In a show of solidarity toward the president, dozens of Democrats have expressed their intention to boycott the speech, among them Vice President Joe Biden. Ordinarily, Vice President Biden sits behind the House Speaker during addresses from foreign leaders.
Netanyahu plans to speak before the US Congress on March 3 about the dangers of Obama’s plan to negotiate with Iran over its nuclear program. Because the speech was arranged by Republican House Speaker John Boehner and Israeli ambassador Ron Dermer, and seen as Netanyahu seeking an American audience while bypassing the president, the speech has been widely criticized.
“It’s fairly clear this isn’t about honoring the US-Israel special relationship,” said Dylan Williams, director of government affairs for J Street, an Israel advocacy group. “It’s about abusing it in order to undermine the president and his foreign policy.”
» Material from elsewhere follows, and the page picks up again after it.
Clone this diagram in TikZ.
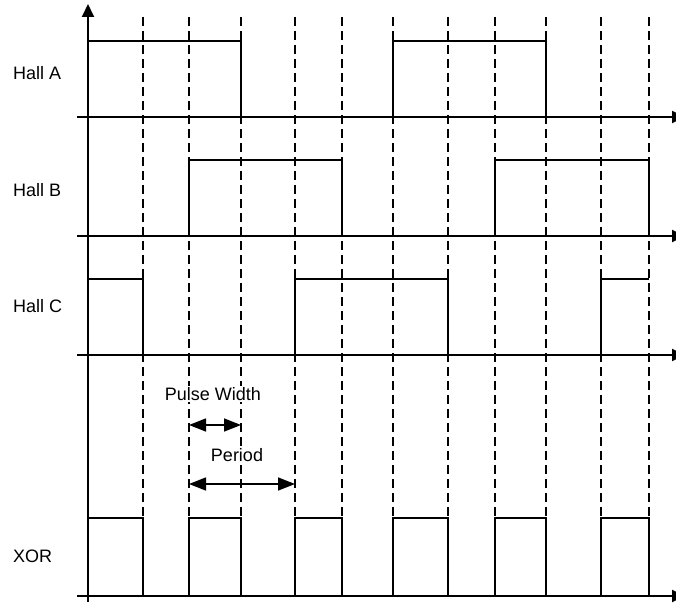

The timing of the address has also caused many to question the prime minister’s motives. With Israeli elections fast approaching, some say Netanyahu may be treating the address as a photo opportunity.
“With his election being so soon, and with the negotiations we have going on with Iran, he’s put himself in a political situation here that’s probably adverse to the best interest of Israel,” Democratic Representative Steve Cohen told Politico. He is also considering the boycott.
“I don’t even know what else is on my schedule,” Representative John Yarmuth said. “It wouldn’t be an official boycott. I wouldn’t announce that I wasn’t going. But I don’t really blame Netanyahu – although I’m not a fan of Netanyahu – but I don’t blame him for coming.”
“We defer to Democratic members if they’d like to attend or not,” a White House aide said Tuesday.
For its part, the American Israel Public Affairs Committee (AIPAC) has expressed its support for the speech.
“We encourage all members of Congress to attend this important speech by the Israeli prime minister,” AIPAC’s Marshall Whitman said.
Despite criticizing Speaker Boehner last week for inviting Netanyahu, the Democratic House Minority Leader Nancy Pelosi still plans to attend.
Throughout his administration, President Obama has been at odds with the Israeli leader, but the last few months have been especially trying. While the White House is undergoing negotiations with Iran over its nuclear program, both Congress and Netanyahu have pushed for stronger sanctions, a move that the White House says could have severe consequences on its discussions.
After learning of Boehner’s invitation, the White House press secretary called the move “a departure from protocol.”
Neither President Obama nor Secretary of State John Kerry will meet with the prime minister during his visit.